Massive sanctions imposed by the United States and its allies on Moscow over its invasion of Ukraine are turning Russia into a closed economy that is ill-equipped to produce its own consumer and technology goods, a senior U.S. Treasury Department official said on Friday.

The official, speaking on condition of anonymity, told reporters that restrictions on foreign exchange put in place by the Russian government meant the international valuation of the rouble, which fell sharply early in the war but has recovered somewhat in recent days, was not being set by supply and demand.

Emerging black market activity showed a sharply depreciated value of the currency, and reflected the weakness of the rouble as a financial instrument, the official added.

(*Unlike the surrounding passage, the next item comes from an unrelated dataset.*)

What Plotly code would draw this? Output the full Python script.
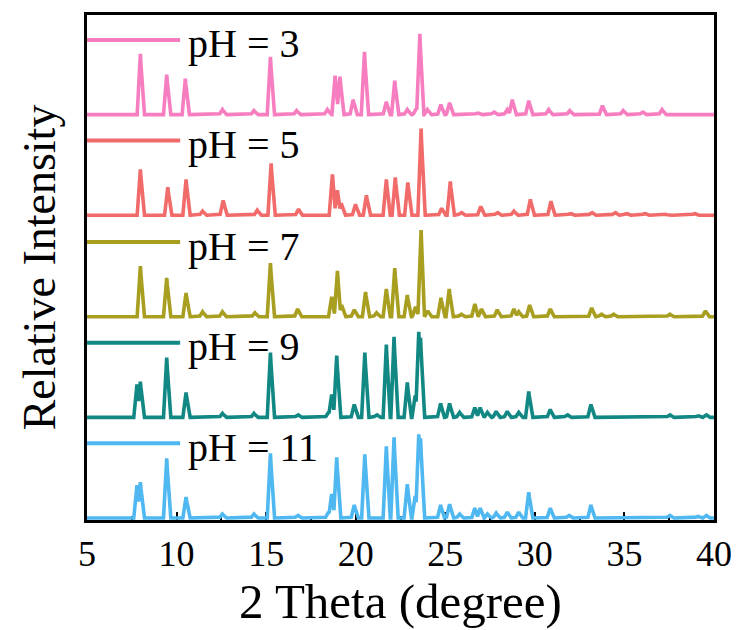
import numpy as np
import plotly.graph_objects as go

labels = ["pH = 3", "pH = 5", "pH = 7", "pH = 9", "pH = 11"]
colors = ["#F67EC0", "#F26B6B", "#A89E20", "#128884", "#4FB8F0"]
offsets = [407, 306, 204, 103, 2]

ph3_pos = [7.98, 9.45, 10.49, 12.56, 14.32, 15.24, 16.70, 18.42, 18.85, 19.12, 19.86, 20.49, 21.71, 22.18,
           22.88, 23.38, 23.58, 24.00, 24.75, 25.24, 26.80, 27.70, 28.46, 28.74, 29.66, 30.77, 31.95, 33.77,
           34.93, 36.00, 37.10]
ph3_h = [61, 40, 36, 5, 4, 58, 4, 5, 39, 38, 15, 63, 13, 34, 5, 6, 81, 5, 10, 12, 2, 3, 5, 15, 14, 5, 4, 9, 4, 3, 5]

ph5_pos = [7.98, 9.51, 10.53, 11.45, 12.60, 14.50, 15.28, 16.81, 18.70, 18.98, 19.20, 19.99, 20.60, 21.71,
           22.21, 22.91, 23.65, 24.80, 25.28, 25.88, 26.98, 27.90, 28.83, 29.75, 30.90, 31.97, 33.17, 34.47,
           35.10, 36.13, 37.30, 38.90]
ph5_h = [46, 28, 36, 4, 15, 5, 52, 6, 41, 25, 12, 11, 20, 36, 38, 33, 87, 7, 34, 3, 9, 3, 4, 16, 14, 2, 3, 3,
         2, 2, 1, 2]

ph7_pos = [7.98, 9.45, 10.53, 11.45, 12.56, 14.37, 15.24, 16.76, 18.66, 18.98, 19.22, 19.92, 20.55, 21.16,
           21.71, 22.18, 22.88, 23.34, 23.65, 24.02, 24.76, 25.22, 25.88, 26.65, 27.02, 27.90, 28.83, 29.10,
           29.71, 30.86, 33.17, 33.70, 34.38, 37.52, 39.52]
ph7_h = [51, 39, 24, 5, 5, 4, 54, 8, 20, 46, 12, 7, 25, 4, 28, 49, 22, 10, 87, 6, 19, 28, 3, 13, 8, 7, 8, 5,
         12, 8, 9, 3, 3, 3, 6]

ph9_pos = [7.79, 7.98, 9.45, 10.53, 12.56, 14.32, 15.24, 16.76, 18.48, 18.66, 18.94, 19.92, 20.51, 21.16,
           21.71, 22.14, 22.88, 23.32, 23.52, 23.62, 24.74, 25.24, 25.80, 26.65, 26.95, 27.35, 27.84, 28.46,
           29.10, 29.66, 30.86, 31.80, 33.13, 37.52, 39.10, 39.55]
ph9_h = [33, 36, 60, 25, 4, 4, 65, 3, 5, 23, 62, 13, 65, 3, 73, 81, 35, 22, 86, 80, 14, 14, 5, 10, 10, 5, 6,
         6, 5, 26, 8, 3, 13, 3, 2, 3]

ph11_pos = [7.79, 7.98, 9.45, 10.53, 12.56, 14.32, 15.24, 16.76, 18.48, 18.66, 18.94, 19.92, 20.51, 21.71,
            22.14, 22.88, 23.32, 23.52, 23.62, 24.74, 25.24, 25.80, 26.65, 26.95, 27.35, 27.84, 28.46, 29.10,
            29.66, 30.86, 31.90, 33.13, 37.52, 39.10, 39.55]
ph11_h = [33, 36, 60, 21, 4, 4, 65, 3, 6, 24, 61, 13, 64, 72, 81, 34, 22, 84, 80, 13, 14, 4, 10, 10, 4, 5, 6,
          6, 26, 10, 3, 13, 3, 2, 3]

x_ticks = [5, 10, 15, 20, 25, 30, 35, 40]

peaks = [(ph3_pos, ph3_h), (ph5_pos, ph5_h), (ph7_pos, ph7_h), (ph9_pos, ph9_h), (ph11_pos, ph11_h)]

grid = np.round(np.arange(5.0, 40.0001, 0.01), 3)
half_w = 0.18

fig = go.Figure()
for (pos, hts), lab, col, off in zip(peaks, labels, colors, offsets):
    y = np.zeros_like(grid)
    for p, h in zip(pos, hts):
        tri = h * np.clip(1 - np.abs(grid - p) / half_w, 0, None)
        y = np.maximum(y, tri)
    fig.add_trace(go.Scatter(x=grid, y=y + off, mode="lines", name=lab,
                             line=dict(color=col, width=3.6), showlegend=False, hoverinfo="skip"))
    # legend key line + label
    fig.add_shape(type="line", x0=5, x1=10.2, y0=off + 75, y1=off + 75, xref="x", yref="y",
                  line=dict(color=col, width=4))
    fig.add_annotation(x=10.55, y=off + 71, xref="x", yref="y", text=lab, showarrow=False,
                       xanchor="left", yanchor="middle",
                       font=dict(family="Liberation Serif", size=40, color="black"))

fig.update_layout(
    width=744, height=630,
    margin=dict(l=87, r=26, t=13, b=110),
    paper_bgcolor="white", plot_bgcolor="white",
    font=dict(family="Liberation Serif", color="black"),
    showlegend=False,
)
fig.update_xaxes(range=[5, 40], tickvals=x_ticks, ticktext=[str(v) for v in x_ticks],
                 ticks="inside", ticklen=8, tickwidth=2, tickcolor="black",
                 minor=dict(dtick=2.5, tick0=5, ticks="inside", ticklen=4, tickwidth=2, tickcolor="black"),
                 showline=True, linewidth=3, linecolor="black", mirror=True,
                 showgrid=False, zeroline=False, layer="below traces",
                 tickfont=dict(family="Liberation Serif", size=36),
                 title=dict(text="2 Theta (degree)", font=dict(family="Liberation Serif", size=49), standoff=8))
fig.update_yaxes(range=[0, 507], showticklabels=False, ticks="",
                 showline=True, linewidth=3, linecolor="black", mirror=True,
                 showgrid=False, zeroline=False,
                 title=dict(text="Relative Intensity", font=dict(family="Liberation Serif", size=46), standoff=14))

fig.write_html("out.html")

Sharply higher domestic inflation indicated an erosion of the rouble's purchasing power.

The official said the international valuation of the rouble is disconnected from the performance of the Russian economy because of controls to preserve scarce foreign exchange. The official said the coordinated sanctions have had a very significant impact on the Russian economy, and outside analysts were now forecasting a contraction of about 10% in Russian gross domestic product this year.

The official said Washington was comfortable with enforcement of the sanctions and export controls thus far, but remained on the lookout for any violations.

The rouble had become a deeply impaired currency in terms of purchasing power, the official said, noting that weekly inflation averaged about 1.5% in the last three weeks for a cumulative increase of nearly 6%.

The rouble's value against the dollar has largely recovered its losses since Russia's invasion started on Feb. 24. The rouble touched a more than five-week high in early Moscow trade on Friday before settling in the 83-84 range to the dollar.

The United States intended for the sanctions to be debilitating to the Russian economy and cripple the Russian military's ability to procure parts and equipment for the war effort, the official said, adding that technology export restrictions administered by the U.S. Commerce Department would contribute to that goal.

Washington planned to maintain humanitarian exemptions from the sanctions, given growing food insecurity problems and Russia's role as a major wheat producer, the official said.

Other exemptions were intended to protect Western financial institutions that hold Russian assets, through a license to allow Russian debt payments to be made.